In year two of the pandemic I read 52 books and joined a book club. There’s a distinct theme to some of my favourite books this year, but first some other highlights.
Among contemporary novels, SL Lim’s Revenge, Nardi Simpson’s Song of the Crocodile and Adania Shibli’s Minor Detail all found new ways of tackling abuse, power and colonisation. I enjoyed the riddle and spirit of Susan Clarke’s labyrinthine Piranesi.
It was a great year for collections. I loved Winepress, Gabriela Mistral’s last collection of elemental poetry, translated by Ursula Le Guinn. Likewise Evelyn Araluen’s playful, potent collection Drop Bear that upends the tropes of Australiana. Liminal Magazine’s first anthology of fiction, Collisions, enchanted me with different, speculative visions of Australia from Indigenous writers and writers of colour.
In non-fiction I was outraged and inspired by Fourteen, Shannon Malloy’s harrowing memoir of growing up queer in regional Australia. Under The White Sky, Elizabeth Kolbert’s follow up to The Sixth Extinction, painted a very strange, terrifying and vaguely hilarious vision of our environmentally changed future.
As always, you can find all Certified Gay books here.
Without further ado, here are my favourite four books of the year.
Detransition, Baby by Torrey Peters – Everything I want in a novel – smart, hilarious, sexy. That it also upends comfortable notions of sexuality and gender is a bonus.
The Wild Iris by Louise Glück – Glück imagines a three-way conversation between herself, god and her garden plants. There’s lots of insight here, but it’s the voice of those plants – by turns acerbic the pitying – that really thrills.

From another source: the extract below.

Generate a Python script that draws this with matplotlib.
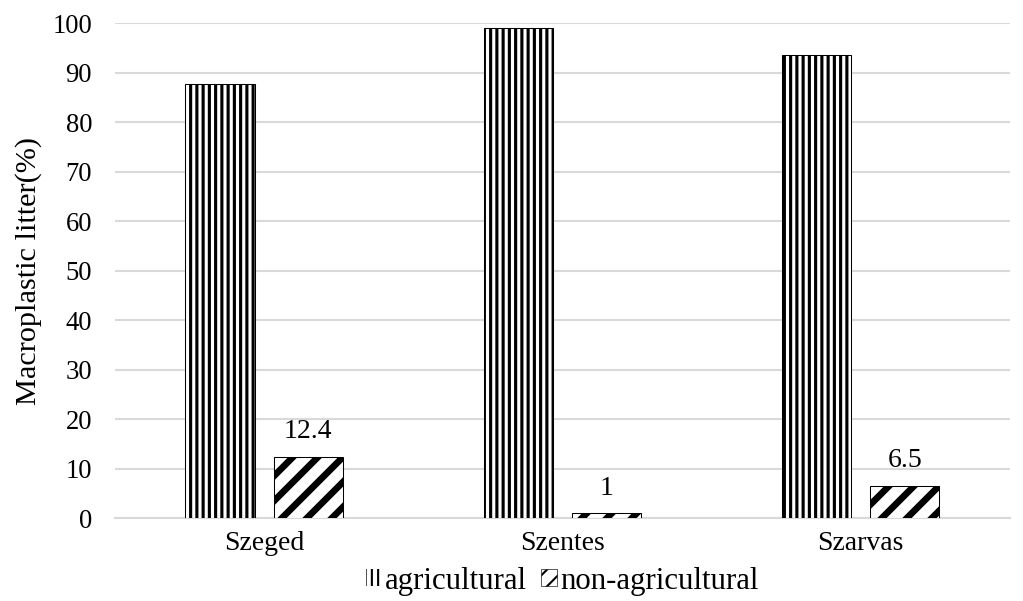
import matplotlib

matplotlib.use("Agg")
import matplotlib.pyplot as plt
import numpy as np
from matplotlib.patches import Patch

sites = ["Szeged", "Szentes", "Szarvas"]
agricultural = [87.6, 99.0, 93.5]
non_agricultural = [12.4, 1.0, 6.5]
y_ticks = [0, 10, 20, 30, 40, 50, 60, 70, 80, 90, 100]

plt.rcParams["font.family"] = ["Liberation Serif", "DejaVu Serif"]

# 150 dpi keeps the hatch spacing close to the Excel pattern fills
fig = plt.figure(figsize=(6.82, 4.0067), dpi=150)
ax = fig.add_axes([0.1124, 0.138, 0.8746, 0.8237])

x = np.arange(len(sites))
w = 0.232
off = 0.148


def hatched_bars(xs, vals, hatch, lw):
    plt.rcParams["hatch.linewidth"] = lw
    bars = ax.bar(xs, vals, w, color="white", edgecolor="black",
                  linewidth=0.5, hatch=hatch, zorder=3)
    for b in bars:
        try:
            b.set_hatch_linewidth(lw)
        except AttributeError:
            pass
    return bars


hatched_bars(x - off, agricultural, "||||", 1.5)
nb = hatched_bars(x + off, non_agricultural, "//", 3.2)

for b, v in zip(nb, non_agricultural):
    ax.annotate(f"{v:g}", (b.get_x() + b.get_width() / 2, v),
                xytext=(0, 6), textcoords="offset points",
                ha="center", va="bottom", fontsize=13.3)

ax.set_xlim(-0.5, 2.5)
ax.set_ylim(0, 100)
ax.set_yticks(y_ticks)
ax.set_xticks(x)
ax.set_xticklabels(sites)
ax.tick_params(axis="both", length=0, labelsize=13.3, pad=6)
ax.tick_params(axis="y", labelsize=12.8, pad=11)
ax.grid(axis="y", color="#d9d9d9", linewidth=1.0, zorder=0)
ax.set_axisbelow(True)
for s in ("left", "right", "top"):
    ax.spines[s].set_visible(False)
ax.spines["bottom"].set_color("#d9d9d9")
ax.spines["bottom"].set_linewidth(1.0)
ax.set_ylabel("Macroplastic litter(%)", fontsize=14.5, labelpad=5)

plt.rcParams["hatch.linewidth"] = 1.5
h_agri = Patch(facecolor="white", edgecolor="black", linewidth=0,
               hatch="||||", label="agricultural")
plt.rcParams["hatch.linewidth"] = 1.0
h_non = Patch(facecolor="white", edgecolor="black", linewidth=0.3,
              hatch="///", label="non-agricultural")
ax.legend(handles=[h_agri, h_non], loc="upper center",
          bbox_to_anchor=(0.5, -0.042), ncol=2, frameon=False,
          fontsize=14.8, handlelength=0.5, handleheight=0.5,
          handletextpad=0.12, columnspacing=0.45)

fig.savefig("out.png", dpi=150)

Vesper Flights by Helen MacDonald – MacDonald traipses lands familiar and strange in her ongoing investigation of our relationship to nature. On a sentence level I’ve read few things that induce such wonder.
Light by Eva Figes – Eva Figes set out to recreate a single day in the life of the Monet family in Giverny in this novella. But it becomes so much more. Funny how a day can become a lifetime, a garden a whole world.